Russell Madden at Laissez Faire City Times - Of Parasites and Hosts: Repairman Jack is Back - a review of F. Paul Wilson's novel, Hosts, available from Gauntlet Press.

"How could I not [get involved]? If he'd [the purse snatcher] taken off the other way I wouldn't have run after him, but he was passing right in front of us. To let him sail by would be . . . like . . ." He seemed to be searching for words. "It would make me into an accomplice — an accomplice in rolling a little old lady. Uh-uh." (p. 181)

In other words, if every person simply dealt with the problems directly in front of him, there would be no need for broad "social" solutions and innumerable laws and regulations stealing our money and forcing us down mandated pathways.
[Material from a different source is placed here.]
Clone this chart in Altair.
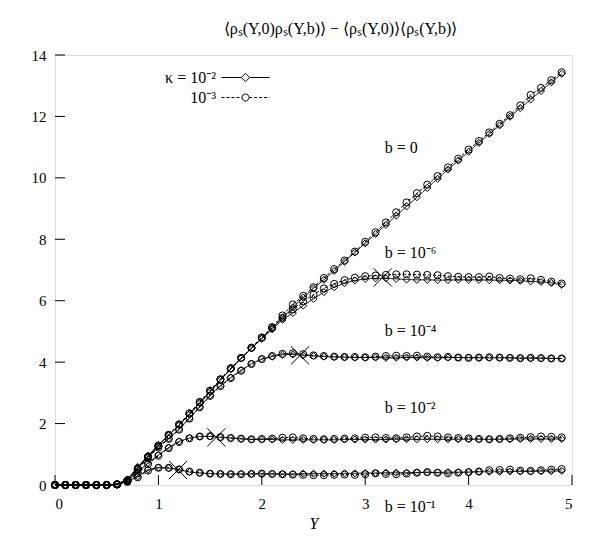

If every person accepted responsibility for his own life and, as it were, picked up the litter in his own yard, there would be no need for anti-littering laws.

...

". . . I'm not PC and I'm not liberal — I'm not conservative or Democrat or Republican either. I operate on one principle: you own your own life, and that means you're free to do anything you want with that life so long as you don't interfere with other people's freedom to live their lives. It means you own your own body and you can do anything you want — pierce it, fill it with drugs, set it on fire — your call. Same with sex. As long as there's no force involved it's none of my business how you get off. I don't have to approve of it because it's not my life, it's yours. I don't have to understand, either . . . ." (p. 151)

JBuilder 5 is available for purchase from Borland. $3,000 for enterprise, $1,000 for professional, $100 for personal. You can't yet download the free version, but that will likely come soon. I haven't used JBuilder in a long time. I now edit code with Emacs and compile with Ant.